Skipping all pictures, set down the lines of the listing from the first through the one with "41, 42, 42]".
····················
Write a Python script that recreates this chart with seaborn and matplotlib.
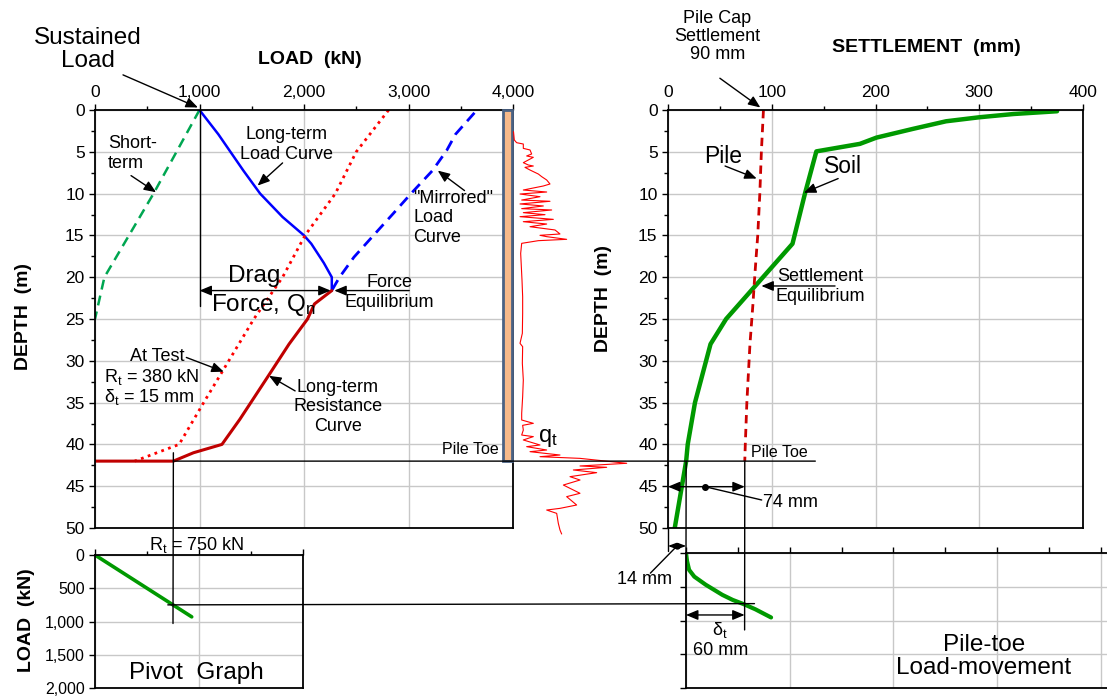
import matplotlib
matplotlib.use("Agg")
import matplotlib.pyplot as plt
from matplotlib.patches import Rectangle, ConnectionPatch
from matplotlib.ticker import MultipleLocator, FuncFormatter, NullFormatter
import seaborn as sns

sns.set_theme(style="white")
plt.rcParams['font.family'] = ['Liberation Sans', 'DejaVu Sans']
plt.rcParams['mathtext.fontset'] = 'custom'
plt.rcParams['mathtext.rm'] = 'Liberation Sans'
plt.rcParams['mathtext.it'] = 'Liberation Sans:italic'
for k in ['text.color', 'axes.labelcolor', 'xtick.color', 'ytick.color']:
    plt.rcParams[k] = 'black'

# ---- data ----
sustained_load = 1000
toe_depth = 42
rt_long = 750

short_load = [1000, 560, 90, 0]
short_depth = [0, 10, 20, 25]

lt_load = [1000, 1180, 1420, 1580, 1795, 2000, 2070, 2190, 2266, 2266]
lt_depth = [0, 2.9, 7.25, 10, 12.8, 15, 16, 18.3, 20, 21.6]

mir_load = [2270, 2340, 2478, 2665, 2853, 3024, 3229, 3365, 3450, 3655]
mir_depth = [21.5, 20, 17.6, 15, 12.4, 10, 7.25, 4.85, 2.9, 0]

test_load = [2810, 2500, 2300, 2010, 1795, 1520, 1280, 1040, 805, 380]
test_depth = [0, 5, 10, 15, 20, 25, 30, 35, 40, 42]

res_load = [2266, 2100, 2034, 1857, 1659, 1386, 1215, 942, 750, 0]
res_depth = [21.6, 23.2, 25, 28, 31.8, 37, 40, 41, 42, 42]

qt_mpa = [0.1, 0.26, 0.72, 2.03, 2.03, 3.35, 3.67, 2.69, 4.0, 2.03, 3.02, 4.0, 2.36,
          3.35, 4.99, 5.64, 6.63, 7.28, 5.97, 2.03, 6.63, 1.38, 5.31, 1.71, 7.28, 1.38,
          5.97, 1.71, 7.61, 2.03, 6.30, 1.38, 7.94, 2.03, 6.63, 3.35, 8.27, 9.25, 5.31,
          6.63, 10.56, 4.99, 1.71, 1.51, 1.64, 1.77, 1.90, 1.90, 1.84, 1.38, 1.90, 1.84,
          2.03, 1.90, 1.71, 1.71, 4.0, 1.90, 2.03, 1.71, 4.0, 2.03, 5.31, 2.69, 6.63,
          3.35, 9.25, 5.31, 13.19, 22.38, 13.19, 18.44, 11.88, 16.47, 11.22, 13.19,
          9.91, 13.19, 10.56, 12.53, 9.25, 6.63, 8.6, 8.92, 9.25, 9.58]
qt_depth = [2.59, 3.59, 3.91, 4.07, 4.59, 4.78, 5.26, 5.50, 5.66, 6.30, 6.58, 6.70, 6.86,
            7.18, 7.66, 7.97, 8.37, 8.85, 9.09, 9.57, 9.81, 10.05, 10.37, 10.77, 10.92, 11.24,
            11.48, 11.80, 11.96, 12.28, 12.52, 12.76, 13.08, 13.36, 13.64, 13.96, 14.35, 14.83, 14.99,
            15.15, 15.47, 15.63, 15.95, 17.15, 18.74, 20.33, 22.33, 24.32, 26.71, 27.91, 28.31, 30.30,
            32.30, 34.29, 36.28, 37.08, 37.48, 37.72, 38.28, 38.88, 39.07, 39.47, 40.07, 40.27, 40.67,
            40.87, 41.27, 41.47, 41.67, 42.26, 42.58, 42.74, 43.06, 43.38, 43.86, 44.26,
            44.86, 45.85, 46.25, 47.25, 47.65, 47.85, 48.25, 49.44, 50.24, 50.72]

pile_set = [92, 90, 88.5, 86.5, 85, 83, 82, 79, 76, 74.5, 74]
pile_depth = [0, 5, 10, 15, 17.5, 21, 23, 28, 35, 40, 42]

soil_set = [375, 333, 300, 268, 236, 201, 185, 143, 132, 120, 88, 56, 41, 26, 19, 17.5, 6.5]
soil_depth = [0.15, 0.48, 0.87, 1.35, 2.26, 3.3, 4.05, 4.95, 10, 16, 20.5, 25, 28, 35, 40, 42, 50]

pile_toe_set = 74
soil_toe_set = 17.5

pivot_load = [0, 250, 500, 750, 930]

toe_move = [0, 1, 3, 8, 19, 35, 45, 56, 67, 82]
toe_load = [0, 120, 250, 350, 470, 620, 695, 760, 835, 955]

# ---- layout ----
W, H = 1107, 698
fig = plt.figure(figsize=(W / 100, H / 100), dpi=100)


def box(l, t, r, b):
    return [l / W, 1 - b / H, (r - l) / W, (b - t) / H]


ax_l = fig.add_axes(box(95, 110, 513, 528))
ax_q = fig.add_axes(box(513, 110, 640, 528))
ax_r = fig.add_axes(box(668, 110, 1083, 528))
ax_p = fig.add_axes(box(95, 555, 303, 688))
ax_t = fig.add_axes(box(686, 553, 1107, 688))

thousands = FuncFormatter(lambda v, p: f"{v:,.0f}")


def frame(ax, size=12.5):
    for s in ax.spines.values():
        s.set_visible(True)
        s.set_color('black')
        s.set_linewidth(1.3)
    ax.grid(True, which='major', color='#C8C8C8', lw=1)
    ax.set_axisbelow(True)
    ax.xaxis.tick_top()
    ax.tick_params(which='both', direction='out', length=4, width=1, labelsize=size,
                   top=True, bottom=False, left=True, right=False, labeltop=True, labelbottom=False)
    ax.tick_params(which='minor', length=3)


def curve(ax, x, y, **kw):
    sns.lineplot(x=x, y=y, sort=False, estimator=None, ax=ax, **kw)


arrow = dict(arrowstyle='-|>,head_length=0.6,head_width=0.25', color='black', lw=1, shrinkA=0, shrinkB=0)
arrow2 = dict(arrowstyle='<|-|>,head_length=0.6,head_width=0.25', color='black', lw=1, shrinkA=0, shrinkB=0)

# ---- LOAD vs DEPTH ----
frame(ax_l)
ax_l.set_xlim(0, 4000)
ax_l.set_ylim(50, 0)
ax_l.xaxis.set_major_locator(MultipleLocator(1000))
ax_l.xaxis.set_minor_locator(MultipleLocator(500))
ax_l.yaxis.set_major_locator(MultipleLocator(5))
ax_l.yaxis.set_minor_locator(MultipleLocator(2.5))
ax_l.xaxis.set_major_formatter(thousands)
ax_l.set_ylabel("DEPTH  (m)", fontsize=14, fontweight='bold')
ax_l.yaxis.set_label_coords(-0.15, 0.505)

curve(ax_l, short_load, short_depth, color='#00A651', lw=1.8, linestyle=(0, (4, 2.5)))
curve(ax_l, lt_load, lt_depth, color='#0000FF', lw=1.8)
curve(ax_l, mir_load, mir_depth, color='#0000FF', lw=2, linestyle=(0, (4, 2.5)))
curve(ax_l, test_load, test_depth, color='#FF0000', lw=2, linestyle=(0, (1, 1.6)))
curve(ax_l, res_load, res_depth, color='#C00000', lw=2.2)
ax_l.plot([sustained_load, sustained_load], [0, 23.4], color='black', lw=1)
ax_l.add_patch(Rectangle((3900, 0), 90, toe_depth, fc='#F6B98A', ec='#4A6284', lw=2,
                         clip_on=False, zorder=4))

ax_l.text(-67, -7.2, "Sustained\nLoad", fontsize=17.5, ha='center', va='center', linespacing=1.05)
ax_l.annotate('', xy=(985, -0.3), xytext=(268, -4.2), arrowprops=arrow, annotation_clip=False)
ax_l.text(2057, -6.1, "LOAD  (kN)", fontsize=14, fontweight='bold', ha='center', va='center')
ax_l.text(123, 5.2, "Short-\nterm", fontsize=13, ha='left', va='center')
ax_l.annotate('', xy=(584, 9.84), xytext=(345, 7.85), arrowprops=arrow)
ax_l.text(1829, 4.1, "Long-term\nLoad Curve", fontsize=13, ha='center', va='center')
ax_l.annotate('', xy=(1556, 9.04), xytext=(1795, 6.33), arrowprops=arrow)
ax_l.text(3048, 12.9, "\"Mirrored\"\nLoad\nCurve", fontsize=13, ha='left', va='center')
ax_l.annotate('', xy=(3280, 7.25), xytext=(3536, 9.64), arrowprops=arrow)
ax_l.text(1522, 19.9, "Drag", fontsize=17.5, ha='center', va='center')
ax_l.text(1608, 23.3, "Force, Q$_\\mathregular{n}$", fontsize=17.5, ha='center', va='center')
ax_l.annotate('', xy=(sustained_load, 21.6), xytext=(2255, 21.6), arrowprops=arrow2)
ax_l.text(2815, 21.8, "Force\nEquilibrium", fontsize=13, ha='center', va='center')
ax_l.annotate('', xy=(2290, 21.6), xytext=(3007, 21.6), arrowprops=arrow)
ax_l.text(600, 29.5, "At Test", fontsize=13, ha='center', va='center')
ax_l.annotate('', xy=(1232, 31.3), xytext=(874, 29.6), arrowprops=arrow)
ax_l.text(89, 31.9, "R$_\\mathregular{t}$ = 380 kN", fontsize=13, ha='left', va='center')
ax_l.text(89, 34.3, "δ$_\\mathregular{t}$ = 15 mm", fontsize=13, ha='left', va='center')
ax_l.text(2324, 35.5, "Long-term\nResistance\nCurve", fontsize=13, ha='center', va='center')
ax_l.annotate('', xy=(1666, 31.8), xytext=(1915, 33.6), arrowprops=arrow)
ax_l.text(3860, 40.6, "Pile Toe", fontsize=11.5, ha='right', va='center')

# ---- cone resistance trace ----
ax_q.set_xlim(0, 25)
ax_q.set_ylim(50, 0)
ax_q.axis('off')
ax_q.plot(qt_mpa, qt_depth, color='#FF0000', lw=0.8, clip_on=False)
ax_q.text(6.9, 39.2, "q$_\\mathregular{t}$", fontsize=17, ha='center', va='center')

# ---- SETTLEMENT vs DEPTH ----
frame(ax_r)
ax_r.set_xlim(0, 400)
ax_r.set_ylim(50, 0)
ax_r.xaxis.set_major_locator(MultipleLocator(100))
ax_r.xaxis.set_minor_locator(MultipleLocator(50))
ax_r.yaxis.set_major_locator(MultipleLocator(5))
ax_r.yaxis.set_minor_locator(MultipleLocator(2.5))
ax_r.set_ylabel("DEPTH  (m)", fontsize=14, fontweight='bold')
ax_r.yaxis.set_label_coords(-0.135, 0.55)

curve(ax_r, soil_set, soil_depth, color='#009900', lw=3.2)
curve(ax_r, pile_set, pile_depth, color='#CC0000', lw=2, linestyle=(0, (3, 2)))

ax_r.text(47.5, -8.8, "Pile Cap\nSettlement\n90 mm", fontsize=13, ha='center', va='center',
          linespacing=1.1)
ax_r.annotate('', xy=(89, -0.3), xytext=(50, -3.8), arrowprops=arrow, annotation_clip=False)
ax_r.text(248.7, -7.45, "SETTLEMENT  (mm)", fontsize=14, fontweight='bold', ha='center', va='center')
ax_r.text(53.3, 5.6, "Pile", fontsize=16.5, ha='center', va='center')
ax_r.annotate('', xy=(85.5, 8.2), xytext=(55, 6.7), arrowprops=arrow)
ax_r.text(169, 6.7, "Soil", fontsize=16.5, ha='center', va='center')
ax_r.annotate('', xy=(131, 9.9), xytext=(164, 8.2), arrowprops=arrow)
ax_r.text(146.5, 21.1, "Settlement\nEquilibrium", fontsize=13, ha='center', va='center')
ax_r.annotate('', xy=(90, 21.05), xytext=(161, 21.05), arrowprops=arrow)
ax_r.text(80, 40.95, "Pile Toe", fontsize=11.5, ha='left', va='center')
ax_r.annotate('', xy=(0, 45.06), xytext=(pile_toe_set, 45.06), arrowprops=arrow2)
ax_r.plot([35.7], [45.06], 'o', color='black', ms=4)
ax_r.plot([35.7, 90.3], [45.06, 46.65], color='black', lw=1)
ax_r.text(91.3, 47.0, "74 mm", fontsize=13, ha='left', va='center')
ax_r.plot([0, 0], [50, 52.8], color='black', lw=1, clip_on=False)
ax_r.annotate('', xy=(0, 52.15), xytext=(soil_toe_set, 52.15), arrowprops=dict(
    arrowstyle='<|-|>,head_length=0.4,head_width=0.15', color='black', lw=1, shrinkA=0, shrinkB=0),
    annotation_clip=False)
ax_r.plot([8.7], [52.15], 'o', color='black', ms=3.5, clip_on=False)
ax_r.plot([8.7, -17], [52.15, 55.4], color='black', lw=1, clip_on=False)
ax_r.text(-23, 56.2, "14 mm", fontsize=13, ha='center', va='center')

# ---- pivot graph ----
frame(ax_p, size=11.5)
ax_p.set_xlim(0, 2000)
ax_p.set_ylim(2000, 0)
ax_p.xaxis.set_major_locator(MultipleLocator(1000))
ax_p.xaxis.set_minor_locator(MultipleLocator(500))
ax_p.xaxis.set_major_formatter(NullFormatter())
ax_p.yaxis.set_major_locator(MultipleLocator(500))
ax_p.yaxis.set_major_formatter(thousands)
ax_p.set_ylabel("LOAD  (kN)", fontsize=14, fontweight='bold')
ax_p.yaxis.set_label_coords(-0.29, 0.51)
curve(ax_p, pivot_load, pivot_load, color='#009900', lw=2.6)
ax_p.text(975, -150, "R$_\\mathregular{t}$ = 750 kN", fontsize=13, ha='center', va='center')
ax_p.text(971, 1774, "Pivot  Graph", fontsize=17.5, ha='center', va='center')

# ---- pile-toe load-movement ----
frame(ax_t)
ax_t.spines['right'].set_visible(False)
ax_t.set_xlim(0, 405.8)
ax_t.set_ylim(2000, 0)
ax_t.xaxis.set_major_locator(MultipleLocator(100))
ax_t.xaxis.set_minor_locator(MultipleLocator(50))
ax_t.xaxis.set_major_formatter(NullFormatter())
ax_t.yaxis.set_major_locator(MultipleLocator(500))
ax_t.yaxis.set_major_formatter(NullFormatter())
ax_t.tick_params(which='minor', length=4)
curve(ax_t, toe_move, toe_load, color='#009900', lw=3)
ax_t.annotate('', xy=(0, 918), xytext=(pile_toe_set - soil_toe_set, 918), arrowprops=arrow2)
ax_t.text(32.6, 1141, "δ$_\\mathregular{t}$", fontsize=13, ha='center', va='center')
ax_t.text(33.3, 1447, "60 mm", fontsize=13, ha='center', va='center')
ax_t.text(287, 1533, "Pile-toe\nLoad-movement", fontsize=17.5, ha='center', va='center',
          linespacing=1.1)

# ---- connecting lines between graphs ----
def link(axA, pA, axB, pB):
    fig.add_artist(ConnectionPatch(xyA=pA, coordsA=axA.transData, xyB=pB, coordsB=axB.transData,
                                   color='black', lw=1))


link(ax_l, (rt_long, toe_depth), ax_r, (142, toe_depth))
link(ax_l, (rt_long, 41), ax_p, (rt_long, 1030))
link(ax_p, (700, rt_long), ax_t, (66, rt_long))
link(ax_r, (pile_toe_set, toe_depth), ax_t, (pile_toe_set - soil_toe_set, 1140))
link(ax_r, (soil_toe_set, toe_depth), ax_t, (0, 0))

fig.savefig("out.png", dpi=100)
····················
* Answer
Write a Python script that recreates this chart with seaborn and matplotlib.
import matplotlib
matplotlib.use("Agg")
import matplotlib.pyplot as plt
from matplotlib.patches import Rectangle, ConnectionPatch
from matplotlib.ticker import MultipleLocator, FuncFormatter, NullFormatter
import seaborn as sns

sns.set_theme(style="white")
plt.rcParams['font.family'] = ['Liberation Sans', 'DejaVu Sans']
plt.rcParams['mathtext.fontset'] = 'custom'
plt.rcParams['mathtext.rm'] = 'Liberation Sans'
plt.rcParams['mathtext.it'] = 'Liberation Sans:italic'
for k in ['text.color', 'axes.labelcolor', 'xtick.color', 'ytick.color']:
    plt.rcParams[k] = 'black'

# ---- data ----
sustained_load = 1000
toe_depth = 42
rt_long = 750

short_load = [1000, 560, 90, 0]
short_depth = [0, 10, 20, 25]

lt_load = [1000, 1180, 1420, 1580, 1795, 2000, 2070, 2190, 2266, 2266]
lt_depth = [0, 2.9, 7.25, 10, 12.8, 15, 16, 18.3, 20, 21.6]

mir_load = [2270, 2340, 2478, 2665, 2853, 3024, 3229, 3365, 3450, 3655]
mir_depth = [21.5, 20, 17.6, 15, 12.4, 10, 7.25, 4.85, 2.9, 0]

test_load = [2810, 2500, 2300, 2010, 1795, 1520, 1280, 1040, 805, 380]
test_depth = [0, 5, 10, 15, 20, 25, 30, 35, 40, 42]

res_load = [2266, 2100, 2034, 1857, 1659, 1386, 1215, 942, 750, 0]
res_depth = [21.6, 23.2, 25, 28, 31.8, 37, 40, 41, 42, 42]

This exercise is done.